• **Goal**
From the entries below, reproduce exactly the lines from the one with "Clone this chart in Plotly." through the one with "v_an = [22000, 22000, 2800, 7600, 3000, 1000, 200, 60, 60]", both included, without images.

• **Records to process**
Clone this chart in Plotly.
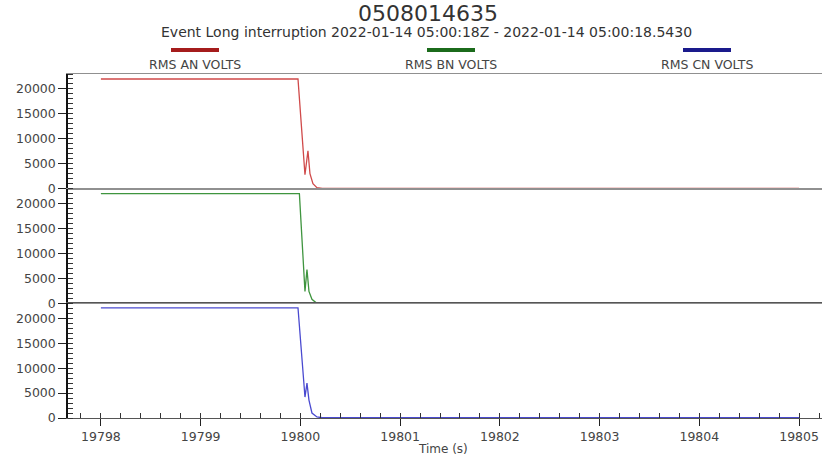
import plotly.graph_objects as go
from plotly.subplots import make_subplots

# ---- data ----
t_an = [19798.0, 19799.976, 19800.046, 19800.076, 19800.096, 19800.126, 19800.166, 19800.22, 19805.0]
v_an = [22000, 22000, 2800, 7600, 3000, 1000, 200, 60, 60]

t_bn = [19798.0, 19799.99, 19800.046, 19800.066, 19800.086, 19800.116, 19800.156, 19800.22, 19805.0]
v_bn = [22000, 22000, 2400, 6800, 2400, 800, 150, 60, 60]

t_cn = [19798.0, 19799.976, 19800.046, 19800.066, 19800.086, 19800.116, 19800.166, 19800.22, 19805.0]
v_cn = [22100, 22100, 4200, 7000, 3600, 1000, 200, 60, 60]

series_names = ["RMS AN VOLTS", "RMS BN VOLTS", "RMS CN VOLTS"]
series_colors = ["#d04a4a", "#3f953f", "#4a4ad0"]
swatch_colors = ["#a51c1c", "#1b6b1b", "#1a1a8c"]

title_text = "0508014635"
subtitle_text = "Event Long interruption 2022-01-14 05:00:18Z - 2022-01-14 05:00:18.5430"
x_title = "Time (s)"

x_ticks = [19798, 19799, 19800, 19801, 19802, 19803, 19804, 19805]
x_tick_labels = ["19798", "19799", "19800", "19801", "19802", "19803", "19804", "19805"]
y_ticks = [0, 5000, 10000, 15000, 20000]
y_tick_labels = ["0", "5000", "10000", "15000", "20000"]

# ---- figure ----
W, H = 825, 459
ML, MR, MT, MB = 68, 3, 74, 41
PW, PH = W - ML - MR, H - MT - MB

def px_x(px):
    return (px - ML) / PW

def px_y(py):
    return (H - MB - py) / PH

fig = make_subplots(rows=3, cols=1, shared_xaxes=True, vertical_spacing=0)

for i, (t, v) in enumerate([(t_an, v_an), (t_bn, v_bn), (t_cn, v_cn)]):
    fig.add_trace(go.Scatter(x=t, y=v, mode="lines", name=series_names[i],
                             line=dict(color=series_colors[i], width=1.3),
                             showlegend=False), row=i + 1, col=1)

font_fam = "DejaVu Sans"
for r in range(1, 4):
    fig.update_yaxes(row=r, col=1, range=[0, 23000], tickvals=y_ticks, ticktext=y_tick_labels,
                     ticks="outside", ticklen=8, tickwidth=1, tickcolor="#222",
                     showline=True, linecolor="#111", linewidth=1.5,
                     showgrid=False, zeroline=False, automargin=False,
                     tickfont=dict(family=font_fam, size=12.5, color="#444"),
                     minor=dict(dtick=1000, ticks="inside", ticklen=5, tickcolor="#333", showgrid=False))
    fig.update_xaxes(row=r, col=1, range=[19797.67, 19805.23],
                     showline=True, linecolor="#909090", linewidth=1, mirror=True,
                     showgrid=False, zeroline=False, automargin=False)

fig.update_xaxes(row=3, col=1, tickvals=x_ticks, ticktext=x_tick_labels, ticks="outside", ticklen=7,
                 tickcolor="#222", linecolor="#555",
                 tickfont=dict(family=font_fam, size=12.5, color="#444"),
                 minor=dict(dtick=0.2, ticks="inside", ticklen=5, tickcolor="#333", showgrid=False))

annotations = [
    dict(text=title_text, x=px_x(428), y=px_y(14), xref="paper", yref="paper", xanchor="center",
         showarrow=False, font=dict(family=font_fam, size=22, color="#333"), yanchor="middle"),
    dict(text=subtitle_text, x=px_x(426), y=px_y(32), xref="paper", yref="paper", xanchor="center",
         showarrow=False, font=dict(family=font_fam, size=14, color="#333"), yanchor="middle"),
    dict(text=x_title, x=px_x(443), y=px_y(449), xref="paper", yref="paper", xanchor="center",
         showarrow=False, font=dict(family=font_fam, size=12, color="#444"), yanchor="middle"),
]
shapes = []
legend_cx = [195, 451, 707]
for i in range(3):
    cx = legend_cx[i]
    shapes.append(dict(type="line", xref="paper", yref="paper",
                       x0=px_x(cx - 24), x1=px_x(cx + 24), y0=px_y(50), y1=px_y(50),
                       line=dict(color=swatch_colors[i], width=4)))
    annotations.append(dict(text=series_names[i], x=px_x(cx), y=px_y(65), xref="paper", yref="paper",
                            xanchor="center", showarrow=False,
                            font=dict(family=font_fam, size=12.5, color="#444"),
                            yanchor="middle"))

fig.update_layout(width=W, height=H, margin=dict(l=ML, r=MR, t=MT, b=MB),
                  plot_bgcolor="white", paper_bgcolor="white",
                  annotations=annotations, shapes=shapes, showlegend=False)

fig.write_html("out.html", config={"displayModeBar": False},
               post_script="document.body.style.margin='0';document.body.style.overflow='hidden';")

--

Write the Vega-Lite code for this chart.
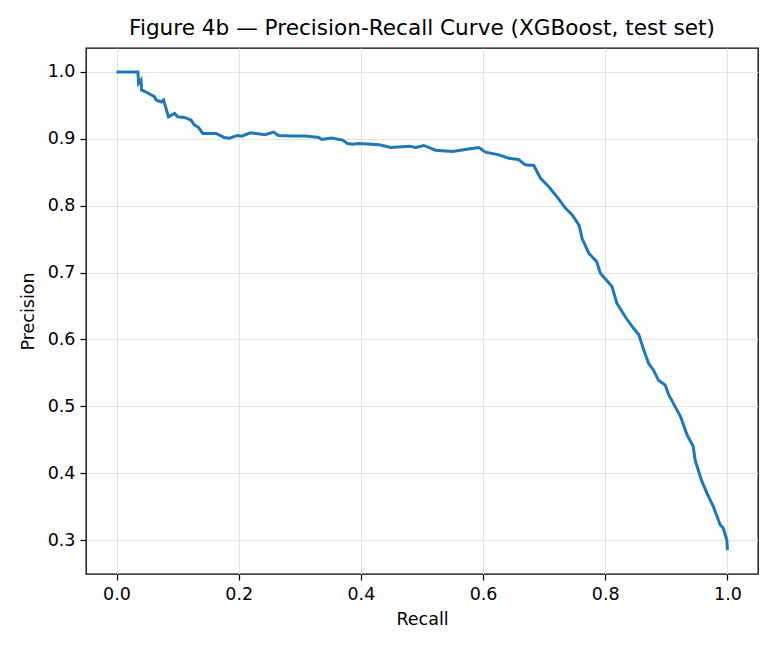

• **Reply**
Clone this chart in Plotly.
import plotly.graph_objects as go
from plotly.subplots import make_subplots

# ---- data ----
t_an = [19798.0, 19799.976, 19800.046, 19800.076, 19800.096, 19800.126, 19800.166, 19800.22, 19805.0]
v_an = [22000, 22000, 2800, 7600, 3000, 1000, 200, 60, 60]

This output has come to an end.